◆ **EXERCISE DESCRIPTION**
In the lines below, output everything from the first line through the line containing "import pandas as pd" exactly as it is. Pictures are not part of the output.
::::::::::
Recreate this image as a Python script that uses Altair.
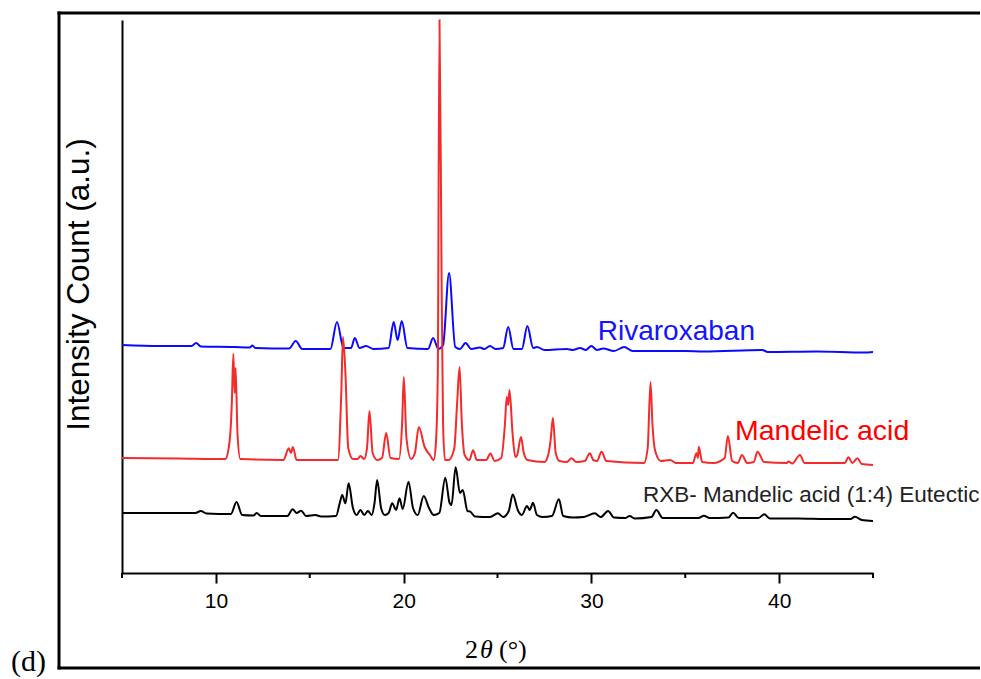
import altair as alt
import pandas as pd

# ---- data (2theta in degrees, intensity in a.u.) ----
rivaroxaban_x = [5.0, 7.0, 8.7, 8.95, 9.2, 11.0, 11.8, 11.95, 12.1, 13.9, 14.25, 14.6, 16.1, 16.45, 16.8,
                 17.2, 17.4, 17.65, 18.0, 18.4, 19.2, 19.47, 19.68, 19.9, 20.2, 21.3, 21.57, 21.85, 22.1,
                 22.42, 22.75, 23.0, 23.3, 23.6, 24.06, 24.3, 24.6, 24.9, 25.3, 25.57, 25.85, 26.3, 26.59,
                 26.9, 27.1, 27.5, 28.7, 29.0, 29.4, 29.7, 30.0, 30.3, 30.63, 31.2, 31.75, 32.2, 35.0,
                 36.0, 39.1, 39.4, 42.0, 44.5, 45.0]
rivaroxaban_y = [228, 227, 227, 230, 226.5, 226, 225.5, 227.5, 225, 224.5, 232, 224, 224, 251, 225,
                 225, 235, 225, 227, 224, 225, 251, 233, 252, 225, 224, 235, 224, 228,
                 300, 226, 224, 230, 224, 225.5, 224, 227, 224, 225, 246, 224, 224, 247,
                 225, 226, 223, 224, 223, 225, 223, 227, 223, 224.5, 222, 226, 222, 222,
                 221.5, 223, 221, 221.5, 220.5, 221]

mandelic_x = [5.0, 8.0, 10.5, 10.72, 10.85, 10.93, 11.0, 11.05, 11.15, 11.3, 13.6, 13.88, 14.0, 14.1,
              14.3, 16.5, 16.68, 16.77, 16.9, 17.05, 17.3, 17.55, 17.7, 17.9, 18.05, 18.18, 18.35,
              18.6, 18.85, 19.07, 19.3, 19.75, 19.92, 20.01, 20.15, 20.4, 20.6, 20.81, 21.12, 21.4,
              21.6, 21.72, 21.82, 21.91, 22.02, 22.1, 22.2, 22.4, 22.7, 22.85, 22.98, 23.1, 23.25,
              23.5, 23.7, 23.9, 24.4, 24.62, 24.85, 25.2, 25.4, 25.49, 25.57, 25.64, 25.8, 25.95,
              26.05, 26.25, 26.4, 26.6, 27.5, 27.7, 27.83, 27.95, 28.1, 28.3, 28.7, 28.94, 29.2,
              29.65, 29.92, 30.1, 30.3, 30.54, 30.8, 32.8, 33.0, 33.15, 33.25, 33.4, 33.7, 34.2,
              34.5, 35.4, 35.6, 35.67, 35.72, 35.9, 36.5, 37.1, 37.27, 37.5, 37.8, 38.02, 38.3,
              38.65, 38.85, 39.2, 40.4, 40.5, 40.7, 41.11, 41.35, 43.5, 43.69, 43.9, 44.17, 44.4, 45.0]
mandelic_y = [115, 114.5, 114, 130, 170, 219, 180, 205, 140, 114, 113, 124.7, 120, 126,
              113, 113, 180, 236, 200, 125, 114, 114, 117, 114, 125, 162, 120,
              113, 115, 140, 115, 114, 150, 196, 135, 114, 120, 146, 126, 118,
              113, 130, 200, 553, 300, 150, 113, 113, 125, 170, 206, 150, 118,
              113, 122.7, 113, 113, 119.5, 112, 115, 150, 176, 168, 183, 140, 116,
              118, 136, 120, 113, 111, 118, 133, 155, 120, 112, 111, 114.7, 111,
              112, 119.7, 113, 112, 121.3, 112, 110, 125, 191, 150, 122, 112, 113,
              110, 110, 119.7, 115, 126.3, 111, 110, 115, 137, 112, 110, 118, 110,
              111, 121.3, 111, 110, 111.5, 109.5, 118, 110, 110, 115.7, 110, 114.7, 109, 108]

eutectic_x = [5.0, 8.9, 9.2, 9.5, 10.8, 11.1, 11.4, 12.0, 12.17, 12.4, 13.8, 14.09, 14.3, 14.54, 14.8,
              15.3, 15.6, 16.4, 16.6, 16.73, 16.9, 17.07, 17.3, 17.5, 17.7, 17.9, 18.1, 18.3, 18.45,
              18.59, 18.8, 19.0, 19.2, 19.39, 19.6, 19.78, 19.95, 20.26, 20.5, 20.75, 21.07, 21.35,
              21.6, 21.9, 22.22, 22.45, 22.55, 22.77, 23.0, 23.15, 23.4, 23.55, 23.8, 24.6, 25.02,
              25.3, 25.6, 25.81, 26.1, 26.3, 26.57, 26.72, 26.89, 27.1, 27.4, 27.9, 28.27, 28.5,
              29.0, 29.6, 30.18, 30.5, 30.89, 31.2, 31.8, 32.04, 32.3, 33.2, 33.46, 33.8, 35.7,
              35.99, 36.3, 37.3, 37.55, 37.85, 38.9, 39.21, 39.5, 41.0, 42.5, 43.8, 44.04, 44.4, 45.0]
eutectic_y = [60, 60, 62, 59.5, 59, 71, 58, 57.5, 60, 57, 57, 63.7, 60, 62.3, 57,
              58, 56.5, 57, 70, 78, 69.7, 89.7, 65, 58, 63, 58, 62, 58, 70,
              93, 65, 58, 60, 69.7, 63, 74.7, 64, 91.3, 65, 58, 77, 65,
              58, 60, 95.3, 70, 68, 105.7, 80, 83, 62, 61.3, 56.5, 56, 59.7,
              56, 62, 78.5, 62, 58, 67, 63, 70.3, 58, 56, 57, 73.7, 57,
              55.5, 56, 59.7, 56, 62, 55.5, 55, 57, 54.5, 56, 63, 55, 55,
              57.3, 55, 55.5, 60.3, 55, 55, 58.7, 54.5, 54.5, 54, 54, 56.3, 53, 52]

major_ticks = [10, 20, 30, 40]
minor_ticks = [5, 15, 25, 35, 45]

label_text = ["Rivaroxaban", "Mandelic acid", "RXB- Mandelic acid (1:4) Eutectic"]
label_x = [30.34, 37.65, 32.75]
label_y = [233, 133, 71.3]
label_color = ["#1414ff", "#ff0000", "#222222"]
label_size = [28, 28.5, 22.5]

# ---- chart ----
W, H = 751, 553
SANS = "Liberation Sans"
SERIF = "Liberation Serif"

x_scale = alt.Scale(domain=[5, 45], nice=False, zero=False)
y_scale = alt.Scale(domain=[0, 553], nice=False, zero=False)

x_axis = alt.Axis(values=major_ticks, title=None, grid=False, domainColor="black", domainWidth=2,
                  tickColor="black", tickWidth=2, tickSize=10, labelFont=SANS, labelFontSize=21,
                  labelColor="black", labelPadding=7, labelFlush=False)
y_axis = alt.Axis(title="Intensity Count (a.u.)", grid=False, ticks=False, labels=False,
                  domainColor="black", domainWidth=2, titleFont=SANS, titleFontSize=31.5,
                  titleFontWeight="normal", titleColor="black", titleAngle=270,
                  titleAlign="center", titleBaseline="middle", titleX=-43, titleY=264)


def trace(xs, ys, color):
    d = pd.DataFrame({"two_theta": xs, "intensity": ys})
    return alt.Chart(d).mark_line(color=color, strokeWidth=2, interpolate="monotone").encode(
        x=alt.X("two_theta:Q", scale=x_scale, axis=x_axis),
        y=alt.Y("intensity:Q", scale=y_scale, axis=y_axis),
    )


blue = trace(rivaroxaban_x, rivaroxaban_y, "#0a0aff")
red = trace(mandelic_x, mandelic_y, "#f52a2a")
black = trace(eutectic_x, eutectic_y, "#000000")

minor = alt.Chart(pd.DataFrame({"t": minor_ticks})).mark_rule(color="black", strokeWidth=2).encode(
    x=alt.X("t:Q", scale=x_scale, axis=x_axis),
    y=alt.value(H), y2=alt.value(H + 5),
)

labels_df = pd.DataFrame({"text": label_text, "x": label_x, "y": label_y,
                          "col": label_color, "fs": label_size})
labels = alt.Chart(labels_df).mark_text(align="left", baseline="alphabetic", font=SANS).encode(
    x=alt.X("x:Q", scale=x_scale, axis=x_axis),
    y=alt.Y("y:Q", scale=y_scale, axis=y_axis),
    text="text:N",
    color=alt.Color("col:N", scale=None),
    size=alt.Size("fs:Q", scale=None),
)

one = pd.DataFrame({"a": [0]})
frame_top = alt.Chart(one).mark_rule(color="black", strokeWidth=3).encode(
    x=alt.value(-64.5), x2=alt.value(858), y=alt.value(-7))
frame_left = alt.Chart(one).mark_rule(color="black", strokeWidth=3).encode(
    x=alt.value(-63), y=alt.value(-8.5), y2=alt.value(649.5))
frame_bottom = alt.Chart(one).mark_rule(color="black", strokeWidth=3).encode(
    x=alt.value(-64.5), x2=alt.value(858), y=alt.value(648))

t_2 = alt.Chart(one).mark_text(text="2", font=SERIF, fontSize=26, align="left",
                               baseline="alphabetic", color="black").encode(
    x=alt.value(343), y=alt.value(638))
t_theta = alt.Chart(one).mark_text(text="θ", font=SERIF, fontSize=26, fontStyle="italic",
                                   align="left", baseline="alphabetic", color="black").encode(
    x=alt.value(358), y=alt.value(638))
t_deg = alt.Chart(one).mark_text(text="(°)", font=SERIF, fontSize=26, align="left",
                                 baseline="alphabetic", color="black").encode(
    x=alt.value(377), y=alt.value(638))
t_d = alt.Chart(one).mark_text(text="(d)", font=SERIF, fontSize=30, align="left",
                               baseline="alphabetic", color="black").encode(
    x=alt.value(-111), y=alt.value(651))

chart = alt.layer(frame_top, frame_left, frame_bottom, blue, red, black, minor, labels,
                  t_2, t_theta, t_deg, t_d).resolve_scale(
    color="independent"
).properties(
    width=W, height=H,
    autosize=alt.AutoSizeParams(type="none"),
    padding={"left": 122, "top": 20, "right": 107, "bottom": 106},
    background="white",
).configure_view(strokeWidth=0)

chart.save("out.html", embed_options={"renderer": "svg", "actions": False})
::::::::::
◆ **COMPLETED EXERCISE**
Recreate this image as a Python script that uses Altair.
import altair as alt
import pandas as pd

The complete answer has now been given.